As is so often the case with such extraordinary scams, the clues were there but people only started to notice them after the event. Claudio Strinati, a senior official at the Ministry of Cultureand president of the “scientific committee” of Parisot’s “Modigliani Institute”, has admitted that it had seemed odd that the committee never actually met.
“Parisot asked me to do this job, years ago,” he said, “But the committee never met, at least to my knowledge, and has never done, [let alone] decided or verified anything. I thought it was strange, but not to the point of imagining illegal activities.”

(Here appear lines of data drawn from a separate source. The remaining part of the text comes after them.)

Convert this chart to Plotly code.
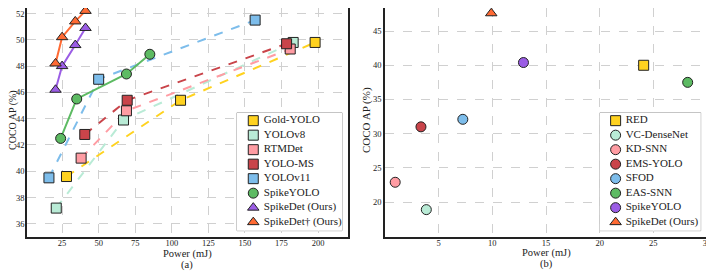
import plotly.graph_objects as go

W, H = 714, 273
OFF = 8  # page body margin of the html page, in pixels

# ---------------- data (a) ----------------
series_a = ["Gold-YOLO", "YOLOv8", "RTMDet", "YOLO-MS", "YOLOv11", "SpikeYOLO", "SpikeDet (Ours)", "SpikeDet† (Ours)"]
power_gold = [28, 106, 198]
ap_gold = [39.6, 45.4, 49.8]
power_v8 = [21, 67, 183]
ap_v8 = [37.2, 43.9, 49.8]
power_rtm = [38, 69, 181]
ap_rtm = [41.0, 44.6, 49.3]
power_ms = [40.5, 69.5, 178.5]
ap_ms = [42.8, 45.4, 49.7]
power_v11 = [16, 50, 157]
ap_v11 = [39.5, 47.0, 51.5]
power_spikeyolo = [24, 35, 69, 85]
ap_spikeyolo = [42.5, 45.5, 47.4, 48.9]
power_spikedet = [20.5, 25, 34, 41]
ap_spikedet = [46.2, 48.0, 49.6, 50.9]
power_spikedet2 = [20.5, 25, 34, 41]
ap_spikedet2 = [48.2, 50.2, 51.4, 52.2]

# ---------------- data (b) ----------------
series_b = ["RED", "VC-DenseNet", "KD-SNN", "EMS-YOLO", "SFOD", "EAS-SNN", "SpikeYOLO", "SpikeDet (Ours)"]
power_b = [24.1, 3.85, 0.95, 3.35, 7.25, 28.2, 12.9, 9.9]
ap_b = [40.0, 18.9, 22.9, 31.0, 32.1, 37.5, 40.4, 47.6]

# ---------------- style ----------------
GOLD = "#FFD21F"
MINT = "#B9EBD6"
PINK = "#FF9CA3"
RED = "#C9444A"
BLUE = "#7DBDEB"
GREEN = "#5DBB63"
PURPLE = "#9B5DE5"
ORANGE = "#FF6A33"
FONT = "Liberation Serif"
EDGE = "#222"

fig = go.Figure()

a_colors = [GOLD, MINT, PINK, RED, BLUE, GREEN, PURPLE, ORANGE]
a_symbols = ["square"] * 5 + ["circle", "triangle-up", "triangle-up"]
a_dashes = ["dash"] * 5 + ["solid"] * 3
a_x = [power_gold, power_v8, power_rtm, power_ms, power_v11, power_spikeyolo, power_spikedet, power_spikedet2]
a_y = [ap_gold, ap_v8, ap_rtm, ap_ms, ap_v11, ap_spikeyolo, ap_spikedet, ap_spikedet2]

for i, name in enumerate(series_a):
    fig.add_trace(go.Scatter(x=a_x[i], y=a_y[i], mode="lines",
                             line=dict(color=a_colors[i], width=2, dash=a_dashes[i]),
                             showlegend=False, hoverinfo="skip", xaxis="x", yaxis="y"))
for i, name in enumerate(series_a):
    fig.add_trace(go.Scatter(x=a_x[i], y=a_y[i], mode="markers", name=name, showlegend=False,
                             cliponaxis=False,
                             marker=dict(symbol=a_symbols[i], size=10, color=a_colors[i],
                                         line=dict(color=EDGE, width=1)),
                             xaxis="x", yaxis="y"))

b_colors = [GOLD, MINT, PINK, RED, BLUE, GREEN, PURPLE, ORANGE]
b_symbols = ["square", "circle", "circle", "circle", "circle", "circle", "circle", "triangle-up"]
for i, name in enumerate(series_b):
    fig.add_trace(go.Scatter(x=[power_b[i]], y=[ap_b[i]], mode="markers", name=name, showlegend=False,
                             cliponaxis=False,
                             marker=dict(symbol=b_symbols[i], size=10, color=b_colors[i],
                                         line=dict(color=EDGE, width=1)),
                             xaxis="x2", yaxis="y2"))


def px(x):
    return min(max((x - OFF) / W, 0.0), 1.0)


def py(y):
    return min(max((H - (y - OFF)) / H, 0.0), 1.0)


# ---------------- legends (drawn on their own hidden axes) ----------------
def add_legend(names, colors, symbols, xa, ya):
    rows = list(range(len(names)))
    fig.add_trace(go.Scatter(x=[0.155] * len(names), y=rows, mode="markers", showlegend=False,
                             hoverinfo="skip",
                             marker=dict(symbol=symbols, size=10, color=colors, line=dict(color=EDGE, width=1)),
                             xaxis=xa, yaxis=ya))
    fig.add_trace(go.Scatter(x=[0.255] * len(names), y=rows, mode="text", text=names,
                             textposition="middle right", showlegend=False, hoverinfo="skip",
                             cliponaxis=False,
                             textfont=dict(family=FONT, size=11, color=EDGE),
                             xaxis=xa, yaxis=ya))
    fig.add_shape(type="rect", xref=xa + " domain", yref=ya + " domain", x0=0, x1=1, y0=0, y1=1,
                  fillcolor="rgba(255,255,255,0.9)", line=dict(color="#999", width=1), layer="below")


add_legend(series_a, a_colors, a_symbols, "x3", "y3")
add_legend(series_b, b_colors, b_symbols, "x4", "y4")

axis_common = dict(showline=True, mirror=True, linecolor=EDGE, linewidth=1.5,
                   showgrid=True, gridcolor="#d0d0d0", griddash="dash", gridwidth=1,
                   zeroline=False, ticks="",
                   tickfont=dict(family=FONT, size=8.5, color=EDGE))
hidden = dict(visible=False, showgrid=False, zeroline=False, fixedrange=True)


def label(text, x, y, size=11, angle=0):
    return dict(text=text, x=x, y=y, xref="paper", yref="paper", showarrow=False,
                xanchor="center", yanchor="middle", textangle=angle, borderpad=0,
                font=dict(family=FONT, size=size, color=EDGE))


# plot frames: top edge is limited by the page margin, so ranges are set to keep the data scale
fig.update_layout(
    width=W, height=H,
    margin=dict(l=0, r=0, t=0, b=0, autoexpand=False),
    paper_bgcolor="white", plot_bgcolor="white",
    font=dict(family=FONT, color=EDGE),
    showlegend=False,
    xaxis=dict(domain=[px(27), px(348)], range=[1, 220.5], tickvals=[25, 50, 75, 100, 125, 150, 175, 200],
               anchor="y", ticklabelstandoff=-3, **axis_common),
    yaxis=dict(domain=[py(237), 1.0], range=[35, 52.42], tickvals=[36, 38, 40, 42, 44, 46, 48, 50, 52],
               anchor="x", ticklabelstandoff=-1, **axis_common),
    xaxis2=dict(domain=[px(385), px(707)], range=[0, 30], tickvals=[5, 10, 15, 20, 25, 30],
                anchor="y2", ticklabelstandoff=-3, **axis_common),
    yaxis2=dict(domain=[py(237), 1.0], range=[14.9, 48.37], tickvals=[20, 25, 30, 35, 40, 45],
                anchor="x2", **axis_common),
    xaxis3=dict(domain=[px(237), px(342)], range=[0, 1], anchor="y3", **hidden),
    yaxis3=dict(domain=[py(230.7), py(112.7)], range=[7.59, -0.55], anchor="x3", **hidden),
    xaxis4=dict(domain=[px(600), px(700.7)], range=[0, 1], anchor="y4", **hidden),
    yaxis4=dict(domain=[py(230.7), py(112.7)], range=[7.59, -0.55], anchor="x4", **hidden),
    annotations=[
        label("Power (mJ)", px(187), py(254), size=10.5),
        label("(a)", px(187), py(265), size=10.5),
        label("Power (mJ)", px(546), py(253), size=10.5),
        label("(b)", px(546), py(264), size=10.5),
        label("COCO AP (%)", px(13), py(120), size=10, angle=-90),
        label("COCO AP (%)", px(366), py(120), size=11, angle=-90),
    ],
)

fig.write_html("out.html")
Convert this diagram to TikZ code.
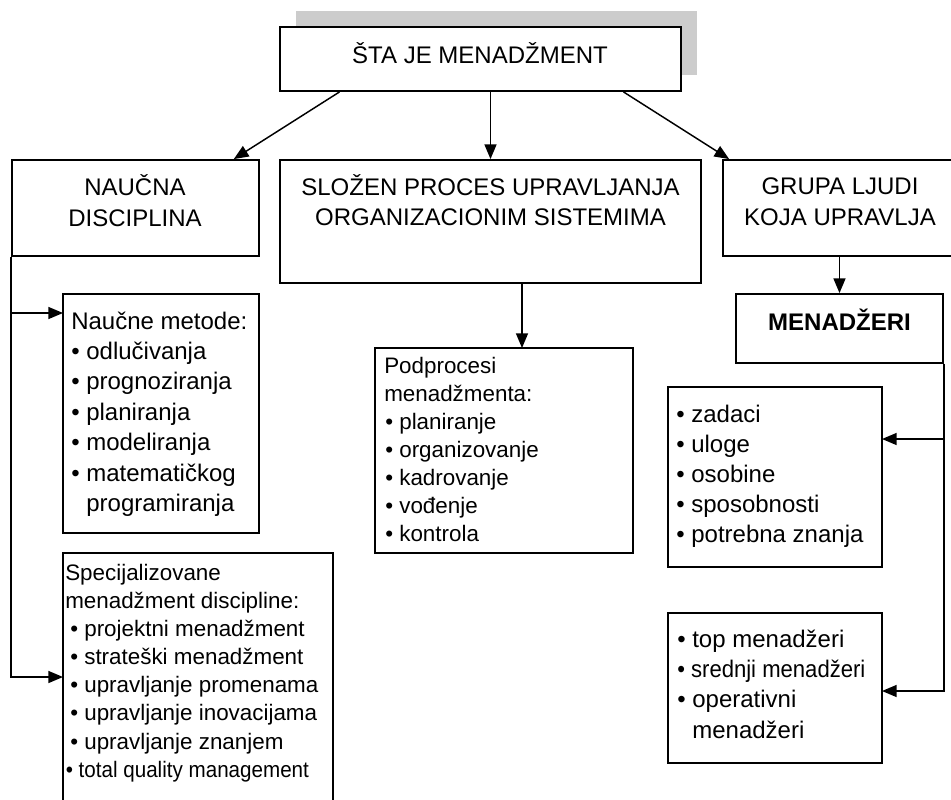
\documentclass[tikz,border=0pt]{standalone}
\usepackage{fontspec}
\setmainfont{Liberation Sans}
\newfontfamily\narrowfont[FakeStretch=0.92]{Liberation Sans}
\usetikzlibrary{arrows.meta,fit,calc}
\tikzset{
  box/.style={draw,line width=1.4pt,inner sep=0pt},
  arr/.style={line width=1.1pt,-{Triangle[length=11pt,width=9pt]}},
  hd/.style={inner sep=0pt,anchor=base,font=\fontsize{18}{22}\selectfont},
  ln/.style={inner sep=0pt,anchor=base west,font=\fontsize{18}{22}\selectfont},
  lns/.style={inner sep=0pt,anchor=base west,font=\fontsize{16.8}{20}\selectfont},
}
\begin{document}
\begin{tikzpicture}[x=0.75pt,y=-0.75pt]
\useasboundingbox (0,0) rectangle (951,800);
\clip (0,0) rectangle (951,800);
% title with shadow
\fill[gray!40] (296,11) rectangle (697,75);
\node[box,fill=white,fit={(280,27) (681,91)}] (top) {};
\node[hd] (topT) at (480,63) {ŠTA JE MENADŽMENT};
% three branches
\node[box,fit={(12,160) (259,256)}] (nauc) {};
\node[hd] (naucA) at (135,195) {NAUČNA};
\node[hd] (naucB) at (135,226) {DISCIPLINA};
\node[box,fit={(280,160) (701,283)}] (proc) {};
\node[hd] (procA) at (490.5,195) {SLOŽEN PROCES UPRAVLJANJA};
\node[hd] (procB) at (490.5,225) {ORGANIZACIONIM SISTEMIMA};
\node[box,fit={(723,160) (957,256)}] (grupa) {};
\node[hd] (grupaA) at (840,194) {GRUPA LJUDI};
\node[hd] (grupaB) at (840,225) {KOJA UPRAVLJA};
\node[box,fit={(736,294) (943,363)}] (menad) {};
\node[hd] (menadT) at (839.5,330) {\bfseries MENADŽERI};
% left column
\node[box,fit={(63,294) (259,533)}] (nm) {};
\node[ln] (nm1) at (71,329) {Naučne metode:};
\node[ln] (nm2) at (71,359.4) {• odlučivanja};
\node[ln] (nm3) at (71,389.8) {• prognoziranja};
\node[ln] (nm4) at (71,420.2) {• planiranja};
\node[ln] (nm5) at (71,450.6) {• modeliranja};
\node[ln] (nm6) at (71,481) {• matematičkog};
\node[ln] (nm7) at (71,511.4) {\hphantom{• }programiranja};
\node[box,fit={(63,553) (333,810)}] (sp) {};
\node[lns] (sp1) at (65,580) {Specijalizovane};
\node[lns] (sp2) at (65,608) {menadžment discipline:};
\node[lns] (sp3) at (70,636) {• projektni menadžment};
\node[lns] (sp4) at (70,664) {• strateški menadžment};
\node[lns] (sp5) at (70,692) {• upravljanje promenama};
\node[lns] (sp6) at (70,720) {• upravljanje inovacijama};
\node[lns] (sp7) at (70,749) {• upravljanje znanjem};
\node[lns] (sp8) at (65.5,777) {\narrowfont • total quality management};
% middle column
\node[box,fit={(375,348) (633,553)}] (pp) {};
\node[lns] (pp1) at (384,373) {Podprocesi};
\node[lns] (pp2) at (384,401) {menadžmenta:};
\node[lns] (pp3) at (385,429) {• planiranje};
\node[lns] (pp4) at (385,457) {• organizovanje};
\node[lns] (pp5) at (385,485) {• kadrovanje};
\node[lns] (pp6) at (385,513) {• vođenje};
\node[lns] (pp7) at (385,541) {• kontrola};
% right column
\node[box,fit={(668,387) (882,567)}] (zd) {};
\node[ln] (zd1) at (676,422) {• zadaci};
\node[ln] (zd2) at (676,452.2) {• uloge};
\node[ln] (zd3) at (676,482.4) {• osobine};
\node[ln] (zd4) at (676,512.6) {• sposobnosti};
\node[ln] (zd5) at (676,542.8) {• potrebna znanja};
\node[box,fit={(668,613) (882,763)}] (tm) {};
\node[ln] (tm1) at (677,647) {• top menadžeri};
\node[ln] (tm2) at (677,677.3) {\narrowfont • srednji menadžeri};
\node[ln] (tm3) at (677,707.6) {• operativni};
\node[ln] (tm4) at (677,738) {\hphantom{• }menadžeri};
% connectors
\coordinate (nmIn) at (63,313);
\coordinate (spIn) at (63,677);
\coordinate (ppIn) at (522,348);
\coordinate (zdIn) at (882,439);
\coordinate (tmIn) at (882,691);
\draw[arr] ($(top.south west)!0.15!(top.south east)$) -- ($(nauc.north west)!0.895!(nauc.north east)$);
\draw[arr] (top.south -| proc.north) -- (proc.north);
\draw[arr] ($(top.south west)!0.855!(top.south east)$) -- ($(grupa.north west)!0.03!(grupa.north east)$);
\draw[arr] (nauc.south west) |- (spIn);
\draw[arr] (nauc.south west |- nmIn) -- (nmIn);
\draw[arr] (proc.south -| ppIn) -- (ppIn);
\draw[arr] (grupa.south -| menad.north) -- (menad.north);
\draw[arr] (menad.south east) |- (tmIn);
\draw[arr] (menad.south east |- zdIn) -- (zdIn);
\end{tikzpicture}
\end{document}
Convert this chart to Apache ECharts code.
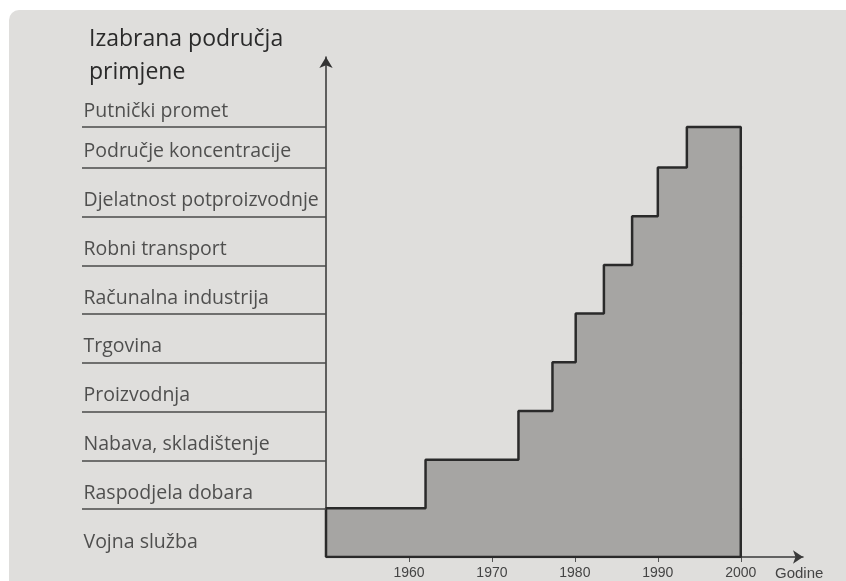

Modigliani’s pared-down, masque-like faces may have been relatively easy to fake. But given this, it is not unreasonable to expect experts such as Mr Strinati ,who were charged with verifiying his works, to have been more a little more active.
The irony of the situation won’t be lost on students of Modigliani’s tragic life. For while fraudsters have been getting rich on fake Modiglianis. During the artist’s pestilential existence – he died aged 35 when tuberculosis spread to his brain – the destitute alcoholic and drug addict was forced to give away his paintings in exchange for food and only ever managed one solo exhibition in Paris. And that was closed down on the first day following complaints of indecency.
Italian detectives brought the curtain down on Parisot after raiding a show titled “Modigliani from Classicism to Cubism” at the Archeological Museum in Palestrina, near Rome, in July 2010. It was here that true authorities identified 22 fake Modiglianis.
The most remarkable fact, however, relates to the conviction Parisot acquired in Paris two years before this major exhibition in a state gallery.
In May 2008, The Art Newspaper reported how “the art historian and Modigliani specialist Christian Parisot was sentenced to two years in prison with 16 months suspended, and fined €8,000 by a Paris court on 18 April, for faking drawings by Jeanne Hébuterne, Modigliani’s mistress and model”.
The works were seized by the police after Luc Prunet, Jeanne’s great nephew, complained they were forgeries. This was confirmed in a report by the French expert Gilles Perrault. But even this wasn’t enough for the art world to sit up and take notice.
No-one is currently answering the phone at the Archives Legales Amedeo Modigliani, in Rome. But other experts are clear about they see as the problem to be. “Any group, entity or individual can set themselves up as “authorities” with pretentious names,” lamented Martin Kemp, a professor of art history at Oxford University and a leading authority on Leonardo da Vinci.
It remains to be seen if the 100 or more bogus Modiglianis that Parisot is thought to have put on the market have dented demand for the artist. There is no doubt that the 1919 portrait of the Italian painter’s lover Jeanne Hebuterne on sale at Christie's is genuine. And Christie’s hopes that if anything, the clamour for genuine works by the Italian artist will have increased. Hence its upbeat predictions for the imminent auction of the key portrait.
Jay Vincze, Christie’s impressionist and modern art specialist, noted that Modigliani produced relatively few paintings during his short life. Perhaps gallery owners and art traders ought to have considered this before they listened to Mr Parisot – and allowed greed to get the better of them.
The picture shown above is Amadeo Modigliani’s Portrait of Jeanne Hebuterne, an internationally celebrated masterpiece and an unquestionably genuine work by the artist which will be offered at auction on 6 February 2013 at Christie’s, London. We are happy to reiterate the position for complete clarity.